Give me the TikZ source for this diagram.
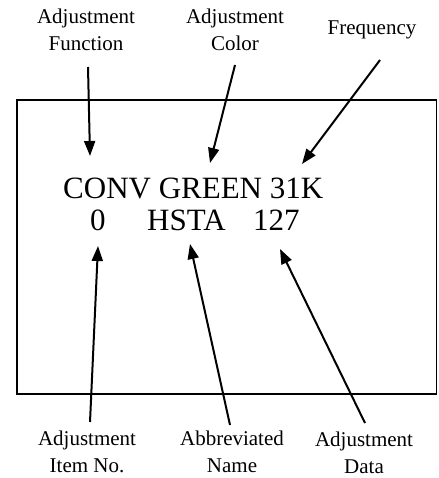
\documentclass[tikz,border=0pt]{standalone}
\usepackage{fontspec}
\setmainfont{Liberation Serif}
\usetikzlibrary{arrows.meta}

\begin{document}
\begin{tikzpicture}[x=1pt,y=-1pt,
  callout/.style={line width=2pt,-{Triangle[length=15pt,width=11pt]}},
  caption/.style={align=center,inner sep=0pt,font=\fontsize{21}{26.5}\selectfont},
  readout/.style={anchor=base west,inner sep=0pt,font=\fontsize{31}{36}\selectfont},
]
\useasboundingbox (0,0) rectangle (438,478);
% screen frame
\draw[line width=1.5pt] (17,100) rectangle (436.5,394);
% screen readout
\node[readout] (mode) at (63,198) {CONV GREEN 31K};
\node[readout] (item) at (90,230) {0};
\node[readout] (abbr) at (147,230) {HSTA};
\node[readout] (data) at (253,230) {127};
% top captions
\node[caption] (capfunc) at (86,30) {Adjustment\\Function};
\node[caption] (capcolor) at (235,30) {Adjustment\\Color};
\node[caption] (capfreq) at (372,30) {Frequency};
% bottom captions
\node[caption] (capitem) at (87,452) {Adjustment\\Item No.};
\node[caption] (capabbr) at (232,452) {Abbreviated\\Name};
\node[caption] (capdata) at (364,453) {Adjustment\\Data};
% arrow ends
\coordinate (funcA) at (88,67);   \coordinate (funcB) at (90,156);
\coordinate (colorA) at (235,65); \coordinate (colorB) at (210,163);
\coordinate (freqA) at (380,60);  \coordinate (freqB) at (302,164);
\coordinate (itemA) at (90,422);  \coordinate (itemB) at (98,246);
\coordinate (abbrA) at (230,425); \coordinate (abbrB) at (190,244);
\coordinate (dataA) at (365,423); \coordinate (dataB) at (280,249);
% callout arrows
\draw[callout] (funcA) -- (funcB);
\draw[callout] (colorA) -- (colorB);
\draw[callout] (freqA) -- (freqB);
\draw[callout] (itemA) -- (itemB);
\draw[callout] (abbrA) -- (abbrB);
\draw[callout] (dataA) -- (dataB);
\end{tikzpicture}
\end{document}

_ _ _ _ _

The request: Copy out the listing exactly as it stands, but not the pictures.

Full output:
Give me the TikZ source for this diagram.
\documentclass[tikz,border=0pt]{standalone}
\usepackage{fontspec}
\setmainfont{Liberation Serif}
\usetikzlibrary{arrows.meta}

\begin{document}
\begin{tikzpicture}[x=1pt,y=-1pt,
  callout/.style={line width=2pt,-{Triangle[length=15pt,width=11pt]}},
  caption/.style={align=center,inner sep=0pt,font=\fontsize{21}{26.5}\selectfont},
  readout/.style={anchor=base west,inner sep=0pt,font=\fontsize{31}{36}\selectfont},
]
\useasboundingbox (0,0) rectangle (438,478);
% screen frame
\draw[line width=1.5pt] (17,100) rectangle (436.5,394);
% screen readout
\node[readout] (mode) at (63,198) {CONV GREEN 31K};
\node[readout] (item) at (90,230) {0};
\node[readout] (abbr) at (147,230) {HSTA};
\node[readout] (data) at (253,230) {127};
% top captions
\node[caption] (capfunc) at (86,30) {Adjustment\\Function};
\node[caption] (capcolor) at (235,30) {Adjustment\\Color};
\node[caption] (capfreq) at (372,30) {Frequency};
% bottom captions
\node[caption] (capitem) at (87,452) {Adjustment\\Item No.};
\node[caption] (capabbr) at (232,452) {Abbreviated\\Name};
\node[caption] (capdata) at (364,453) {Adjustment\\Data};
% arrow ends
\coordinate (funcA) at (88,67);   \coordinate (funcB) at (90,156);
\coordinate (colorA) at (235,65); \coordinate (colorB) at (210,163);
\coordinate (freqA) at (380,60);  \coordinate (freqB) at (302,164);
\coordinate (itemA) at (90,422);  \coordinate (itemB) at (98,246);
\coordinate (abbrA) at (230,425); \coordinate (abbrB) at (190,244);
\coordinate (dataA) at (365,423); \coordinate (dataB) at (280,249);
% callout arrows
\draw[callout] (funcA) -- (funcB);
\draw[callout] (colorA) -- (colorB);
\draw[callout] (freqA) -- (freqB);
\draw[callout] (itemA) -- (itemB);
\draw[callout] (abbrA) -- (abbrB);
\draw[callout] (dataA) -- (dataB);
\end{tikzpicture}
\end{document}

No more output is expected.